Die Beklagte hat einen Anspruch auf Erstattung überzahlten Arbeitslosengeldes vom 21. April bis 4. Mai 2016 i.H.v. 786,80 €. Danach sind bereits erbrachte Leistungen zu erstatten, soweit ein Verwaltungsakt aufgehoben worden ist. Nach bereits bis zum 20. April 2016 erfolgter Erstattung verblieb für April eine überzahlte Leistung vom 21. April bis 4. Mai mit einem täglichen Leistungssatz i.H.v. 56,20 €. Gemeinsam mit der nicht streitgegenständlichen Forderung für den Zeitraum 24. bis 31. Juli 2017 (8 Tage) ergibt dies die im Bescheid vom 19. September 2018 geforderte Gesamtsumme i.H.v. 1.236,40 €.

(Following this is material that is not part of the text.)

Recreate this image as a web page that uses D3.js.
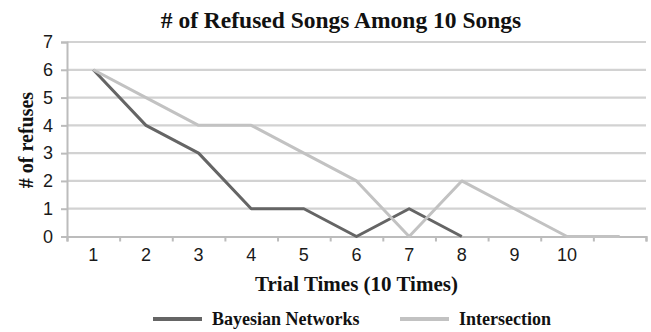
<!DOCTYPE html>
<html>
<head>
<meta charset="utf-8">
<script src="https://cdn.jsdelivr.net/npm/d3@7"></script>
<style>
  html, body { margin: 0; padding: 0; background: #fff; }
  svg { display: block; }
</style>
</head>
<body>
<svg id="chart" width="651" height="332"></svg>
<script>
// Trial categories (the last slot is an unlabeled trailing category)
const categories = ["1", "2", "3", "4", "5", "6", "7", "8", "9", "10", ""];
const yTicks = [0, 1, 2, 3, 4, 5, 6, 7];
const bayesian = [6, 4, 3, 1, 1, 0, 1, 0];
const intersection = [6, 5, 4, 4, 3, 2, 0, 2, 1, 0, 0];
const seriesNames = ["Bayesian Networks", "Intersection"];

const serif = "'Liberation Serif', 'Times New Roman', serif";
const sans = "'Liberation Sans', Arial, sans-serif";

const svg = d3.select("#chart");
const plotLeft = 67, plotRight = 646, plotTop = 42, plotBottom = 236.5;

const x = d3.scaleBand().domain(d3.range(categories.length)).range([plotLeft, plotRight]);
const xEdge = d3.scaleLinear().domain([0, categories.length]).range([plotLeft, plotRight]);
const y = d3.scaleLinear().domain([0, 7]).range([plotBottom, plotTop]);
const cx = i => x(i) + x.bandwidth() / 2;

// horizontal gridlines
svg.append("g")
  .selectAll("line")
  .data(yTicks.filter(d => d > 0))
  .join("line")
  .attr("x1", plotLeft).attr("x2", plotRight)
  .attr("y1", d => y(d)).attr("y2", d => y(d))
  .attr("stroke", "#d2d2d2").attr("stroke-width", 2.2);

// y axis
const yAxis = svg.append("g")
  .attr("transform", `translate(${plotLeft},0)`)
  .call(d3.axisLeft(y).tickValues(yTicks).tickSize(6).tickPadding(8).tickFormat(d3.format("d")));
yAxis.select(".domain").attr("stroke", "#bcbcbc").attr("stroke-width", 2);
yAxis.selectAll(".tick line").attr("stroke", "#bcbcbc").attr("stroke-width", 2);
yAxis.selectAll("text").attr("font-family", sans).attr("font-size", 18).attr("fill", "#1a1a1a");

// x axis: boundary ticks
const xTickAxis = svg.append("g")
  .attr("transform", `translate(0,${plotBottom})`)
  .call(d3.axisBottom(xEdge).tickValues(d3.range(categories.length + 1)).tickSize(5).tickFormat(""));
xTickAxis.select(".domain").attr("stroke", "#bcbcbc").attr("stroke-width", 2.2);
xTickAxis.selectAll(".tick line").attr("stroke", "#bcbcbc").attr("stroke-width", 2);

// x axis: category labels
const xLabelAxis = svg.append("g")
  .attr("transform", `translate(0,${plotBottom})`)
  .call(d3.axisBottom(x).tickSize(0).tickPadding(12).tickFormat(i => categories[i]));
xLabelAxis.select(".domain").remove();
xLabelAxis.selectAll("text").attr("font-family", sans).attr("font-size", 18).attr("fill", "#1a1a1a");

// series lines
const line = d3.line().x((d, i) => cx(i)).y(d => y(d));
svg.append("path").datum(bayesian)
  .attr("d", line).attr("fill", "none")
  .attr("stroke", "#656565").attr("stroke-width", 3).attr("stroke-linejoin", "round");
svg.append("path").datum(intersection)
  .attr("d", line).attr("fill", "none")
  .attr("stroke", "#c2c2c2").attr("stroke-width", 3).attr("stroke-linejoin", "round");

// titles
svg.append("text")
  .attr("x", 341).attr("y", 28).attr("text-anchor", "middle")
  .attr("font-family", serif).attr("font-weight", "bold").attr("font-size", 23.5)
  .attr("fill", "#111")
  .text("# of Refused Songs Among 10 Songs");

svg.append("text")
  .attr("x", (plotLeft + plotRight) / 2).attr("y", 291).attr("text-anchor", "middle")
  .attr("font-family", serif).attr("font-weight", "bold").attr("font-size", 21)
  .attr("fill", "#111")
  .text("Trial Times (10 Times)");

svg.append("text")
  .attr("transform", `translate(33,140) rotate(-90)`)
  .attr("text-anchor", "middle")
  .attr("font-family", serif).attr("font-weight", "bold").attr("font-size", 20)
  .attr("fill", "#111")
  .text("# of refuses");

// legend
const legend = [
  { name: seriesNames[0], color: "#656565", x0: 153 },
  { name: seriesNames[1], color: "#c2c2c2", x0: 400 }
];
const lg = svg.append("g").selectAll("g").data(legend).join("g")
  .attr("transform", d => `translate(${d.x0},319)`);
lg.append("line").attr("x1", 0).attr("x2", 49).attr("y1", 0).attr("y2", 0)
  .attr("stroke", d => d.color).attr("stroke-width", 4);
lg.append("text").attr("x", 59).attr("y", 6)
  .attr("font-family", serif).attr("font-weight", "bold").attr("font-size", 18)
  .attr("fill", "#111")
  .text(d => d.name);
</script>
</body>
</html>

Ob die Weigerung der Rückzahlung des überzahlten Arbeitslosengeldes zudem einen Verstoß gegen Treu und Glauben in Abwägung mit dem Fehlverhalten der Beklagten, Nichtaufklärung über die Verschiebung des Arbeitslosengeldes, darstellt, kann vorliegend aufgrund der Erfüllung der gesetzlichen Voraussetzungen dahinstehen.
Die Rückerstattung der Beiträge zur Kranken- und Pflegeversicherung i.H.v. 570,19 € ergibt sich aus § 335 Abs. 1 SGB III. Diesbezüglich wird auf die zutreffende Berechnung im Schriftsatz der Beklagten vom 18. Februar 2020 verwiesen.

Die Kostenentscheidung folgt aus § 193 SGG und entspricht dem Ausgang des Verfahrens.

Das zulässige Rechtsmittel der Berufung folgt aus §§ 143 ff. SGG.